[START]

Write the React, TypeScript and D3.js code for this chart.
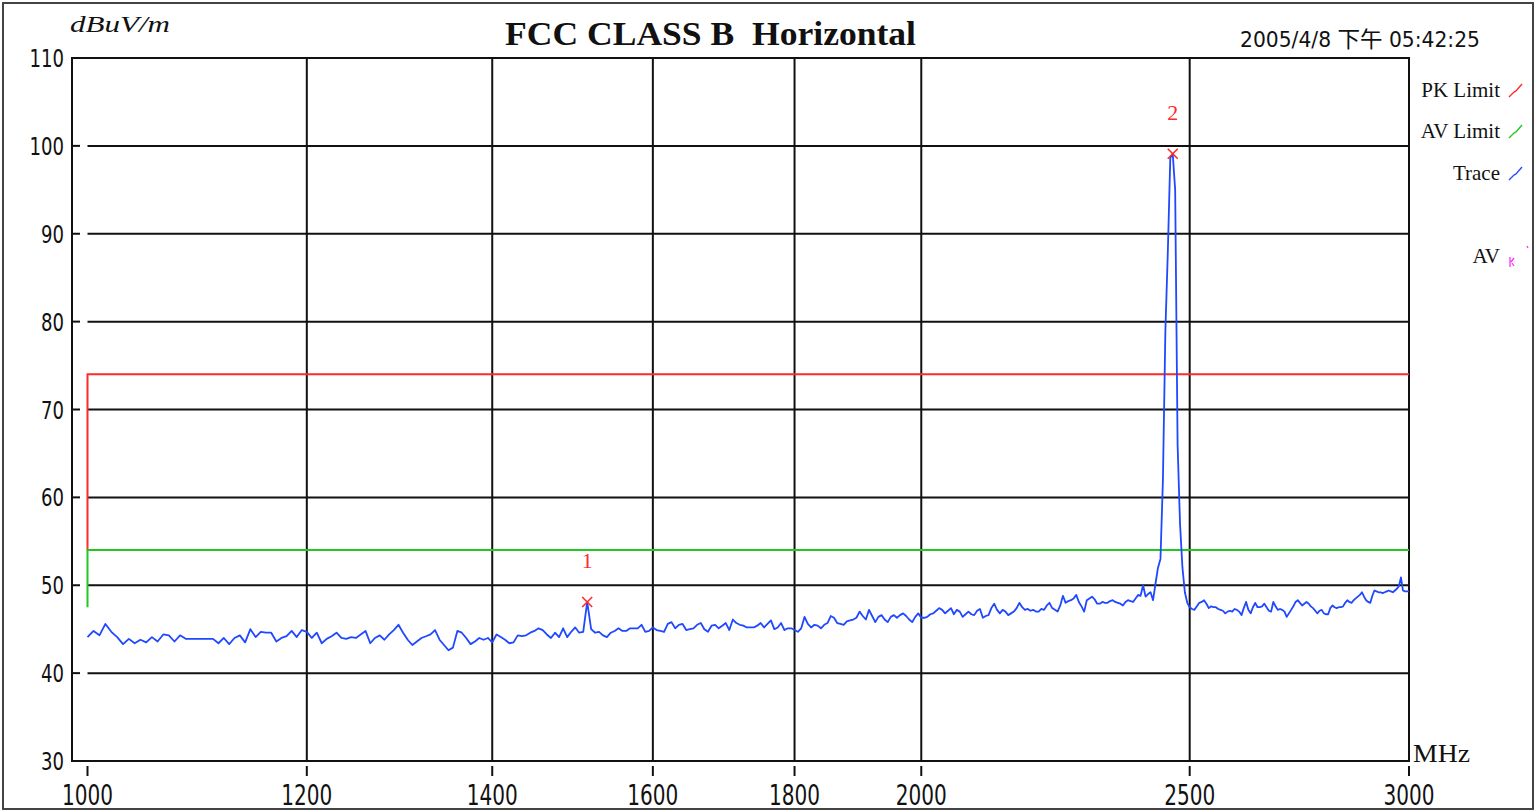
import React from 'react';
import * as d3 from 'd3';

// axis ticks
const xTicks = [1000, 1200, 1400, 1600, 1800, 2000, 2500, 3000];
const yTicks = [30, 40, 50, 60, 70, 80, 90, 100, 110];

// trace: one reading every 5 MHz from 1000 to 3000 MHz (dBuV/m)
const traceStartMHz = 1000;
const traceStepMHz = 5;
const traceLevels = [
  44.1, 44.8, 44.3, 45.6, 44.7, 44.1, 43.3, 43.9, 43.4, 43.8,
  43.5, 44.1, 43.6, 44.4, 44.3, 43.6, 44.3, 43.9, 43.9, 43.9,
  43.9, 43.9, 43.9, 43.4, 44.0, 43.3, 44.0, 44.3, 43.5, 45.0,
  44.1, 44.7, 44.6, 44.6, 43.6, 44.0, 44.2, 44.8, 44.1, 44.9,
  44.7, 44.0, 44.6, 43.4, 43.9, 44.2, 44.6, 44.0, 43.9, 44.1,
  44.0, 44.4, 44.8, 43.4, 44.0, 44.3, 43.8, 44.4, 44.9, 45.5,
  44.6, 43.8, 43.2, 43.6, 44.0, 44.2, 44.4, 44.9, 43.8, 43.2,
  42.6, 42.9, 44.8, 44.6, 44.0, 43.3, 43.6, 44.0, 43.8, 44.0,
  43.5, 44.4, 44.1, 43.8, 43.4, 43.5, 44.3, 44.2, 44.3, 44.6,
  44.8, 45.1, 44.9, 44.4, 44.0, 44.6, 44.1, 45.1, 44.1, 44.7,
  45.2, 44.6, 44.7, 48.1, 45.0, 44.6, 44.7, 44.3, 44.1, 44.6,
  44.8, 45.1, 44.8, 44.8, 45.1, 45.1, 45.1, 45.5, 44.7, 44.8,
  45.2, 44.9, 44.8, 44.7, 45.6, 45.8, 45.1, 45.5, 45.6, 44.9,
  45.0, 45.1, 45.5, 45.7, 45.0, 44.7, 45.4, 45.5, 45.1, 45.4,
  45.7, 44.9, 46.1, 45.7, 45.5, 45.4, 45.2, 45.2, 45.2, 45.4,
  45.7, 45.2, 45.6, 46.0, 45.0, 45.2, 45.7, 44.9, 45.1, 45.1,
  44.9, 44.7, 45.1, 46.4, 45.6, 45.2, 45.5, 45.4, 45.1, 45.5,
  45.7, 46.5, 46.3, 45.7, 45.6, 45.5, 45.9, 46.0, 46.1, 46.3,
  47.0, 46.5, 46.1, 47.2, 46.5, 45.8, 46.4, 46.6, 46.1, 45.8,
  46.4, 46.6, 46.3, 46.6, 46.8, 46.5, 46.1, 45.8, 46.4, 46.8,
  46.3, 46.3, 46.4, 46.7, 46.8, 47.1, 47.4, 47.2, 46.8, 47.1,
  47.4, 46.7, 47.2, 47.0, 46.4, 46.7, 47.0, 46.7, 46.6, 47.1,
  47.3, 46.3, 46.5, 46.6, 47.4, 47.9, 47.2, 46.8, 47.2, 47.0,
  46.6, 46.8, 47.0, 47.4, 48.0, 47.5, 47.2, 47.3, 47.1, 47.2,
  47.0, 47.0, 47.3, 47.2, 47.7, 48.0, 47.4, 47.2, 47.0, 47.7,
  48.8, 48.0, 48.2, 48.3, 48.5, 48.9, 48.1, 47.6, 47.0, 48.3,
  48.5, 48.7, 48.4, 47.9, 47.9, 48.1, 48.0, 48.0, 48.2, 48.3,
  48.1, 48.0, 47.9, 47.7, 48.1, 48.3, 48.2, 48.1, 48.5, 48.9,
  48.8, 50.0, 48.7, 49.0, 49.2, 48.3, 50.2, 52.0, 53.0, 62.0,
  79.0, 88.0, 98.6, 99.1, 95.0, 66.0, 57.0, 52.0, 49.2, 48.0,
  47.5, 47.3, 47.2, 47.6, 48.0, 48.1, 48.3, 47.9, 47.4, 47.6,
  47.5, 47.5, 47.3, 47.2, 47.1, 46.8, 47.0, 47.1, 47.0, 47.3,
  47.2, 47.0, 46.6, 47.4, 48.1, 47.2, 46.8, 47.5, 48.0, 47.5,
  47.5, 47.6, 47.9, 47.5, 47.1, 47.0, 48.1, 47.6, 47.2, 47.3,
  47.2, 47.0, 46.4, 46.8, 47.2, 47.6, 48.1, 48.3, 48.0, 47.7,
  47.9, 48.1, 47.9, 47.6, 47.4, 47.1, 46.8, 47.1, 47.2, 46.8,
  46.7, 46.7, 47.4, 47.7, 47.5, 47.4, 47.5, 47.5, 47.6, 48.0,
  48.3, 48.1, 48.0, 48.3, 48.5, 48.7, 48.9, 49.2, 48.7, 48.3,
  48.1, 48.0, 48.8, 49.4, 49.3, 49.2, 49.2, 49.1, 49.2, 49.3,
  49.4, 49.3, 49.2, 49.4, 49.6, 49.9, 50.9, 49.4, 49.3, 49.3,
  49.3,
];

// limit lines [MHz, dBuV/m]
const pkLimit: [number, number][] = [[1000, 54], [1000, 74], [3000, 74]];
const avLimit: [number, number][] = [[1000, 47.5], [1000, 54], [3000, 54]];

// peak markers
const markers = [
  { id: '1', freq: 1515, level: 48.1 },
  { id: '2', freq: 2465, level: 99.1 },
];

const legendItems = [
  { label: 'PK Limit', color: '#ff2a2a' },
  { label: 'AV Limit', color: '#22c822' },
  { label: 'Trace', color: '#2050ff' },
];

const W = 1537;
const H = 812;
const frameLeft = 72;
const plotRight = 1409;
const plotTop = 58;
const plotBottom = 761;

const narrow = '"Liberation Sans Narrow", "DejaVu Sans Condensed", "Noto Sans CJK TC", sans-serif';
const serif = '"Liberation Serif", "DejaVu Serif", serif';

export default function App() {
  const x = d3.scaleLog().domain([1000, 3000]).range([87.5, plotRight]);
  const y = d3.scaleLinear().domain([30, 110]).range([plotBottom, plotTop]);

  const traceData = traceLevels.map((v, i) => [traceStartMHz + i * traceStepMHz, v] as [number, number]);
  const line = d3.line<[number, number]>().x(d => x(d[0])).y(d => y(d[1]));

  return (
    <svg width={W} height={H} style={{ position: 'absolute', left: 0, top: 0, background: '#fff' }}>
      <rect x={0} y={0} width={W} height={H} fill="#fff" />
      <rect x={3} y={3} width={1530} height={806} fill="none" stroke="#444" strokeWidth={2} />

      {/* horizontal grid + y ticks */}
      {yTicks.map(t => (
        <g key={'y' + t}>
          {t > 30 && t < 110 && (
            <line x1={x(1000)} x2={plotRight} y1={y(t)} y2={y(t)} stroke="#111" strokeWidth={2} />
          )}
          <line x1={frameLeft} x2={80} y1={y(t)} y2={y(t)} stroke="#111" strokeWidth={2} />
          <text x={64} y={y(t) + 9} textAnchor="end" fontFamily={narrow} fontSize={25} fill="#111"
            textLength={String(t).length * 11.5} lengthAdjust="spacingAndGlyphs">
            {t}
          </text>
        </g>
      ))}

      {/* vertical grid + x ticks */}
      {xTicks.map(t => (
        <g key={'x' + t}>
          {t > 1000 && t < 3000 && (
            <line x1={x(t)} x2={x(t)} y1={plotTop} y2={plotBottom} stroke="#111" strokeWidth={2} />
          )}
          <line x1={x(t)} x2={x(t)} y1={766} y2={776} stroke="#111" strokeWidth={2} />
          <text x={x(t)} y={805} textAnchor="middle" fontFamily={narrow} fontSize={28} fill="#111"
            textLength={51} lengthAdjust="spacingAndGlyphs">
            {t}
          </text>
        </g>
      ))}

      {/* plot frame */}
      <rect x={frameLeft} y={plotTop} width={plotRight - frameLeft} height={plotBottom - plotTop}
        fill="none" stroke="#111" strokeWidth={2} />

      {/* limits */}
      <path d={line(pkLimit) || ''} fill="none" stroke="#ff2a2a" strokeWidth={2} />
      <path d={line(avLimit) || ''} fill="none" stroke="#22c822" strokeWidth={2} />

      {/* trace */}
      <path d={line(traceData) || ''} fill="none" stroke="#1f48ff" strokeWidth={1.8} strokeLinejoin="round" />

      {/* markers */}
      {markers.map(m => {
        const cx = x(m.freq);
        const cy = y(m.level);
        return (
          <g key={m.id} stroke="#ff2a2a" strokeWidth={1.6}>
            <line x1={cx - 5} x2={cx + 5} y1={cy - 5} y2={cy + 5} />
            <line x1={cx - 5} x2={cx + 5} y1={cy + 5} y2={cy - 5} />
            <text x={cx} y={cy - 34} textAnchor="middle" fontFamily={serif} fontSize={22}
              fill="#ff2a2a" stroke="none">
              {m.id}
            </text>
          </g>
        );
      })}

      {/* titles */}
      <text x={70} y={32} fontFamily={serif} fontStyle="italic" fontSize={23} textLength={100}
        lengthAdjust="spacingAndGlyphs" fill="#111">dBuV/m</text>
      <text x={505} y={45} fontFamily={serif} fontWeight="bold" fontSize={34} textLength={411}
        lengthAdjust="spacingAndGlyphs" fill="#111">{'FCC CLASS B\u00a0\u00a0Horizontal'}</text>
      <text x={1240} y={47} fontFamily={narrow} fontSize={22} textLength={240}
        lengthAdjust="spacingAndGlyphs" fill="#111">2005/4/8 下午 05:42:25</text>
      <text x={1413} y={762} fontFamily={serif} fontSize={26} textLength={57}
        lengthAdjust="spacingAndGlyphs" fill="#111">MHz</text>

      {/* legend */}
      {legendItems.map((it, i) => {
        const by = [97, 138, 180][i];
        return (
          <g key={it.label}>
            <text x={1500} y={by} textAnchor="end" fontFamily={serif} fontSize={21} fill="#111">
              {it.label}
            </text>
            <path d={`M1509,${by} L1514,${by - 5} L1516,${by - 6} L1522,${by - 13}`} fill="none"
              stroke={it.color} strokeWidth={1.4} />
          </g>
        );
      })}
      <text x={1500} y={263} textAnchor="end" fontFamily={serif} fontSize={21} fill="#111">AV</text>
      <path d="M1510,257 L1510,267 M1511,262 L1514,258 M1512,263 L1514,266 M1527,246 L1528,248"
        fill="none" stroke="#ff30ff" strokeWidth={1.3} />
    </svg>
  );
}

[END]

**Task to carry out:**
Repeat the listing above exactly from its first line to the line containing "90, 100, 110];", both included, and omit the pictures.

**Answer to this task:**
Write the React, TypeScript and D3.js code for this chart.
import React from 'react';
import * as d3 from 'd3';

// axis ticks
const xTicks = [1000, 1200, 1400, 1600, 1800, 2000, 2500, 3000];
const yTicks = [30, 40, 50, 60, 70, 80, 90, 100, 110];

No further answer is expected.